La costruzione della Cloaca Massima
Sin dalle prime indagini, eseguite sistematicamente nella cloaca massima a partire dal 2008, nell’ambito degli scavi nei fori imperiali condotti dalla Soprintendenza Capitolina, il riconoscimento e lo studio di queste strutture ha permesso di riferirne l’appartenenza ad una tipologia di grandi condotti idraulici a doppio canale, realizzati in età arcaica in diversi centri del Mediterraneo, primi fra tutti Cuma ed Atene. Tra queste città, ugualmente governate da oligarchie, sembra potersi configurare una circolazione di esperti altamente qualificati in varie discipline, tra le quali evidentemente l’ingegneria idraulica. Tuttavia, tale confronto implica anche l’analogia di aspetti funzionali e l’impiego di modelli comuni di riferimento per particolari opere di canalizzazione, da realizzare in contesti geomorfologici dalle criticità analoghe, legati alla presenza di corsi d’acqua, le cui frequenti variazioni di portata rendevano originariamente impraticabili le superfici naturali individuate come utili ai fini di un insediamento.
ASPETTI RELIGIOSI NELLA COSTRUZIONE DELLA CLACA MASSIMA
Un aspetto non secondario da considerare è quello relativo alla religione romana che imponeva, come diffusamente testimoniato nei casi di costruzione di opere idrauliche anche nel mondo greco e magno greco, lo svolgimento di riti di espiazione per aver violato la sacralità delle acque con opere di canalizzazione e di bonifica. Nel caso della cloaca massima, la presenza del basamento del simulacro del dio Vertumnus, divinità della natura mutevole a differenza del sacello del Sacrum Cloacinae e dei Doliola, anch’essi legati al percorso dell’opera idraulica, costituisce la memoria di un’impresa di sostanziale modifica dell’assetto naturale dei luoghi, per la quale è doveroso placare l’ira divina. La complessità della sua vicenda storica si coglie tanto a livello funzionale, come infrastruttura indispensabile in tutte le fasi della trasformazione topografica della superficie compresa tra il Campidoglio, il Palatino e il Tevere, quanto a livello simbolico, come testimone di imprese edilizie eccezionali concepite da personaggi eminenti della storia di Roma regia, e poi repubblicana, delineabili anche grazie alla lettura del palinsesto archeologico costituito proprio dalla secolare conduttura e alle fonti letterarie che ad essa fanno riferimento.

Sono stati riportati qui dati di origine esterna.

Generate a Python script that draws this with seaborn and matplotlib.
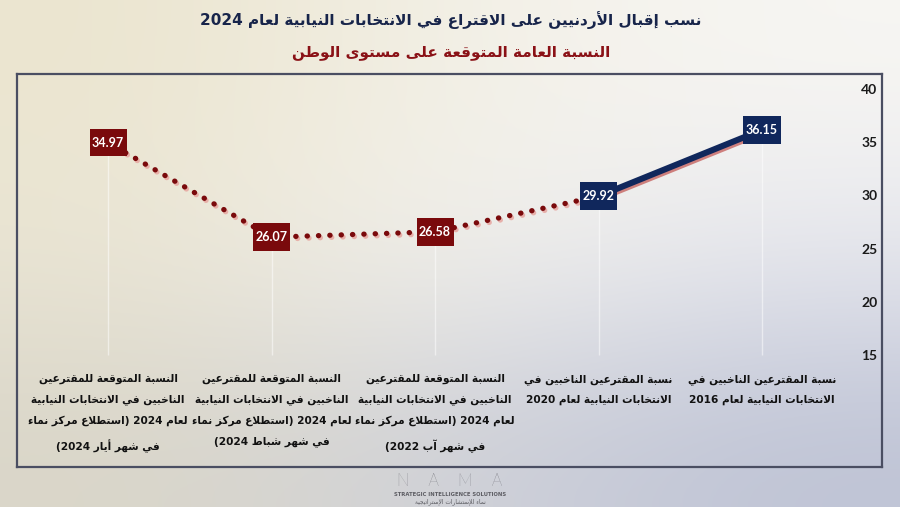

La cloaca massima, per il fatto che alcuni segmenti del percorso sono ancora poco noti perché difficili da esplorare, costituisce uno stimolante banco di prova metodologico per la disciplina degli archeologi. La lettura e l’interpretazione della stratificazione urbana, connessa al percorso della grande fognatura che attraversa il centro monumentale della città, risulta ancora oggi complessa, per la molteplicità delle strutture pubbliche e private che in superficie interagiscono con il collettore fognario e che condizionano la ricostruzione delle fasi storiche più recenti di questo testimone eccellente dello sviluppo urbanistico di Roma arcaica.